Cristo es ahora su alimento y, en su
nombre, el fruto de su trabajo será abundante, siendo pescadores de hombres,
sal de la tierra y luz del mundo. La creación entera los aguarda, anhelando su
manifestación para ser regenerada y bautizada por el Espíritu Santo, mientras
la muerte da paso a una vida eterna, en la libertad de los hijos de Dios.
“Cuando ya amaneció, estaba Jesús en la
orilla”. Para san Juan, Cristo es el Día, la luz; cuando aparece Cristo es de
día, y apartarse de Cristo es entrar en las tinieblas de la noche. Cuando salió
Judas del Cenáculo, subraya Juan: “era de noche” (cf. Jn 13, 30). Cristo es el
Día, que por nosotros entra en la noche del alejamiento de Dios para iluminarla
con su resurrección, rompiendo las ataduras de la muerte que nos separaban de
Él.
“Aquella noche no pescaron nada.” El
trabajo de los apóstoles no da fruto hasta que la luz de Cristo se hace
presente: «¡Es el Señor!». “Trabajad mientras es de día; llega la noche cuando
nadie puede trabajar”. Solo el Padre, que es luz y “en él no hay tiniebla
alguna”, puede trabajar siempre: “Mi Padre trabaja siempre”, dice Jesús, porque
ama siempre; en Él no hay sueño, ni noche, sino solo día, luz y vida. Cada día
renueva la creación, en una “evolución”, que es amor en constante creación.
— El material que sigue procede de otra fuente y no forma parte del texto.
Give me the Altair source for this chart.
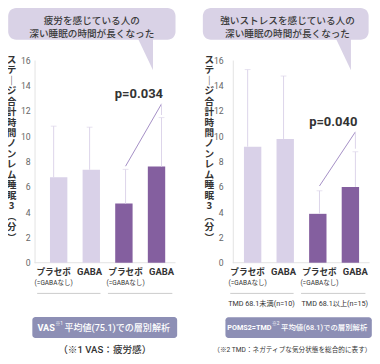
import altair as alt
import pandas as pd

# ---------------- data ----------------
bar_index = [0, 1, 2, 3]
bar_tone = ["light", "light", "dark", "dark"]
x_labels = ["プラセボ", "GABA", "プラセボ", "GABA"]
x_sublabels = ["(=GABAなし)", "", "(=GABAなし)", ""]

fatigue_means = [6.74, 7.34, 4.67, 7.60]
fatigue_upper = [10.78, 10.70, 7.37, 11.46]
fatigue_sig = [7.62, 12.54, 11.66]
fatigue_p = "p=0.034"

stress_means = [9.16, 9.77, 3.86, 5.98]
stress_upper = [15.25, 14.74, 5.68, 8.76]
stress_sig = [6.06, 10.33, 9.00]
stress_p = "p=0.040"

y_ticks = [0, 2, 4, 6, 8, 10, 12, 14, 16]
y_title = ["ス", "テ", "｜", "ジ", "合", "計", "時", "間", "ノ", "ン", "レ", "ム",
           "睡", "眠", "3", "︵", "分", "︶"]

fatigue_callout = ["疲労を感じている人の", "深い睡眠の時間が長くなった"]
stress_callout = ["強いストレスを感じている人の", "深い睡眠の時間が長くなった"]
stress_groups = ["TMD 68.1未満(n=10)", "TMD 68.1以上(n=15)"]
fatigue_box = ["VAS", "※1", "平均値(75.1)での層別解析"]
stress_box = ["POMS2=TMD", "※2", "平均値(68.1)での層別解析"]
fatigue_note = "（※1 VAS：疲労感）"
stress_note = "（※2 TMD：ネガティブな気分状態を総合的に表す）"

# ---------------- layout helpers ----------------
W, H = 364, 348
RX0, RX1, RY1 = 1.5, 378.5, 363.0
SX = W / (RX1 - RX0)
SY = H / RY1
FS = (SX + SY) / 2


def X(v):
    return (v - RX0) * SX


def Y(v):
    return v * SY


JP = "Noto Sans CJK JP"
NUM = "Roboto, Noto Sans CJK JP"
LIGHT = "#d9d1e8"
DARK = "#845f9f"
ERR = "#ddd5ea"
SIG = "#a590c6"
CALLOUT = "#d9d2e6"
BOX = "#8d8fb5"
AXIS = "#e3e3e3"
TXT = "#333333"
TICK = "#666666"
ULINE = "#cccccc"

one = pd.DataFrame({"k": [0]})


def label(text, x, y, size, color=TXT, font=JP, align="center", weight="normal",
          baseline="middle", **kw):
    return alt.Chart(one).mark_text(
        text=text, fontSize=size * FS, color=color, font=font, align=align,
        fontWeight=weight, baseline=baseline, **kw
    ).encode(x=alt.value(X(x)), y=alt.value(Y(y)))


def box(x0, x1, y0, y1, color, radius=0):
    return alt.Chart(one).mark_rect(color=color, cornerRadius=radius).encode(
        x=alt.value(X(x0)), x2=alt.value(X(x1)), y=alt.value(Y(y0)), y2=alt.value(Y(y1))
    )


def hline(x0, x1, y, color):
    return alt.Chart(one).mark_rule(color=color, strokeWidth=1).encode(
        x=alt.value(X(x0)), x2=alt.value(X(x1)), y=alt.value(Y(y))
    )


def tail(xr, ytop, ytip, width, color):
    h = (ytip - ytop) * SY
    w = width * SX
    u = 2 * w / h
    path = f"M {-u:.3f} -1 L 0 -1 L 0 1 Z"
    return alt.Chart(one).mark_point(
        shape=path, filled=True, size=h * h, color=color, opacity=1, strokeWidth=0
    ).encode(x=alt.value(X(xr)), y=alt.value(Y((ytop + ytip) / 2)))


def vertical_title(xc):
    tdf = pd.DataFrame({"n": list(range(len(y_title))), "ch": y_title})
    return alt.Chart(tdf).mark_text(
        font=JP, fontWeight="bold", fontSize=10 * FS, color=TXT, align="center",
        baseline="middle").encode(
        x=alt.value(X(xc)),
        y=alt.Y("n:Q", scale=alt.Scale(domain=[0, len(y_title) - 1],
                                       range=[Y(54), Y(239.5)], nice=False, zero=False),
                axis=None),
        text="ch:N")


def panel(means, upper, sig, ptext, cfg):
    df = pd.DataFrame({"i": bar_index, "mean": means, "upper": upper,
                       "tone": bar_tone, "label": x_labels, "sub": x_sublabels})
    xs = alt.Scale(domain=[0, 3], range=[X(cfg["c0"]), X(cfg["c3"])], zero=False, nice=False)
    ys = alt.Scale(domain=[0, 16], range=[Y(265.7), Y(54.3)], nice=False)
    xq = alt.X("i:Q", scale=xs, axis=None)
    base = alt.Chart(df)
    bars = base.mark_bar(size=18 * SX).encode(
        x=xq,
        y=alt.Y("mean:Q", scale=ys, axis=alt.Axis(
            orient="left", offset=-X(cfg["axis"]), values=y_ticks, ticks=False,
            grid=False, domainColor=AXIS, labelColor=TICK, labelFont=NUM,
            labelFontSize=9 * FS, labelPadding=cfg["pad"] * SX, title=None)),
        color=alt.Color("tone:N", scale=alt.Scale(domain=["light", "dark"],
                                                  range=[LIGHT, DARK]), legend=None),
    )
    err = base.mark_rule(color=ERR, strokeWidth=1).encode(
        x=xq, y=alt.Y("mean:Q", scale=ys, axis=None), y2="upper:Q")
    caps = base.mark_tick(orient="horizontal", color=ERR, size=6 * SX, thickness=1).encode(
        x=xq, y=alt.Y("upper:Q", scale=ys, axis=None))
    diag = alt.Chart(pd.DataFrame({"a": [2], "b": [3], "lo": [sig[0]], "hi": [sig[1]]})).mark_rule(
        color=SIG, strokeWidth=1).encode(
        x=alt.X("a:Q", scale=xs, axis=None), x2="b:Q",
        y=alt.Y("lo:Q", scale=ys, axis=None), y2="hi:Q")
    vert = alt.Chart(pd.DataFrame({"b": [3], "hi": [sig[1]], "end": [sig[2]]})).mark_rule(
        color=ERR, strokeWidth=1).encode(
        x=alt.X("b:Q", scale=xs, axis=None),
        y=alt.Y("hi:Q", scale=ys, axis=None), y2="end:Q")
    ptxt = alt.Chart(pd.DataFrame({"i": [3], "p": [ptext]})).mark_text(
        align="right", dx=cfg["pdx"], font=NUM, fontWeight="bold", fontSize=13.5 * FS,
        color=TXT, baseline="middle").encode(
        x=alt.X("i:Q", scale=xs, axis=None), y=alt.value(Y(cfg["py"])), text="p:N")
    lab = base.mark_text(font=NUM, fontWeight="bold",
                         color=TXT, baseline="middle").encode(
        x=xq, y=alt.value(Y(275.7)), text="label:N",
        size=alt.condition(alt.datum.label == "GABA", alt.value(9.8 * FS), alt.value(9 * FS)))
    sub = base.mark_text(font=NUM, fontSize=6.8 * FS,
                         color=TXT, baseline="middle").encode(
        x=xq, y=alt.value(Y(287.3)), text="sub:N")
    baseline_rule = hline(cfg["axis"], cfg["right"], 265.7, AXIS)
    return [baseline_rule, bars, err, caps, diag, vert, ptxt, lab, sub, vertical_title(cfg["tx"])]


left_cfg = dict(c0=48.8, c3=160.5, axis=29, right=175, pad=4.5, tx=5.2, pdx=1.5, py=90)
right_cfg = dict(c0=249.7, c3=361.3, axis=234.3, right=376, pad=10, tx=210, pdx=2, py=118.5)

layers = []
# callouts
layers += [box(1.7, 175, 0, 33, CALLOUT, 8), tail(151.7, 31, 65, 16, CALLOUT),
           label(fatigue_callout[0], 88.3, 13.5, 10, color="#3a3a3a", weight=500),
           label(fatigue_callout[1], 88.3, 26.8, 10, color="#3a3a3a", weight=500)]
layers += [box(203.3, 375, 0, 33, CALLOUT, 8), tail(356.7, 31, 65, 16, CALLOUT),
           label(stress_callout[0], 291, 13.5, 10, color="#3a3a3a", weight=500),
           label(stress_callout[1], 291, 26.8, 10, color="#3a3a3a", weight=500)]
layers += panel(fatigue_means, fatigue_upper, fatigue_sig, fatigue_p, left_cfg)
layers += panel(stress_means, stress_upper, stress_sig, stress_p, right_cfg)
# group separators
layers += [hline(31.7, 97.3, 297.7, ULINE), hline(105, 171.7, 297.7, ULINE),
           hline(231.7, 297.3, 297.7, ULINE), hline(305, 371.7, 297.7, ULINE)]
layers += [label(stress_groups[0], 264, 308.5, 7.5, font=NUM),
           label(stress_groups[1], 340, 308.5, 7.5, font=NUM)]
# bottom boxes
layers += [box(26.7, 176.7, 322.3, 344.3, BOX, 3),
           label(fatigue_box[0], 50, 333.5, 9.5, color="white", font=NUM, align="right", weight="bold"),
           label(fatigue_box[1], 50.7, 330, 5, color="white", font=NUM, align="left"),
           label(fatigue_box[2], 60, 333.5, 9.4, color="white", font=NUM, align="left", weight=500)]
layers += [box(226.7, 378.3, 322.7, 344.3, BOX, 3),
           label(stress_box[0], 274.3, 333.5, 7.5, color="white", font=NUM, align="right", weight="bold"),
           label(stress_box[1], 275, 330, 5, color="white", font=NUM, align="left"),
           label(stress_box[2], 284.3, 333.5, 7.7, color="white", font=NUM, align="left", weight=500)]
layers += [label(fatigue_note, 101.7, 356.7, 10, font=NUM, weight=500),
           label(stress_note, 296, 356.7, 6.9, font=NUM)]

chart = alt.layer(*layers).resolve_scale(x="independent", y="independent").properties(
    width=W, height=H, autosize=alt.AutoSizeParams(type="none"), padding=0
).configure_view(stroke=None)

chart.save("out.html", embed_options={"renderer": "svg", "actions": False})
“Haces la paz y todo creas. Tú que iluminas la tierra y todos sus habitantes,
que renuevas cada día la obra de la creación” (bendición sinagogal).
“Pedro sacó la red a tierra, llena de
peces grandes: ciento cincuenta y tres”. Con Cristo, el trabajo del amor,
mientras es de día, da fruto abundante. Podemos hacer una gematría con las
cifras de esta plenitud del número 153, que corresponde a: “iglesia del amor”.
La red que recoge estos peces será, pues, “comunidad del amor” y de la
comunión, que no puede ser rota, porque: “aun siendo tantos, no se rompió la
red”, cuando fue sacada a la “orilla”, donde termina el mar, figura de la
muerte, donde termina el tiempo, y los peces han sido separados, los buenos de
los malos. Para san Jerónimo, los 153 peces, plenitud de la red, son la
totalidad de los peces conocidos entonces y, por tanto, signo de la
universalidad de la Iglesia. También hay quien observa que el número 153 es el
resultado de sumar los números del 1 al 17, edad con la que José, el elegido
para proveer el alimento y la subsistencia para su pueblo, entró en Egipto. El
pez es figura de Cristo, que provee el alimento que sacia y saca del mar de la
muerte a la universalidad de los hombres.
“Jesús toma el pan y de igual modo el
pez, y se lo da, dándose Él mismo por entero”. Cristo, sacado del mar de la
muerte, se une a los cristificados por la fe, pescados también ellos del mar,
como alimento para saciar el hambre de cuantos se acerquen a Él. La Luz, se une
a los iluminados constituidos en luz, para disipar las tinieblas del mundo.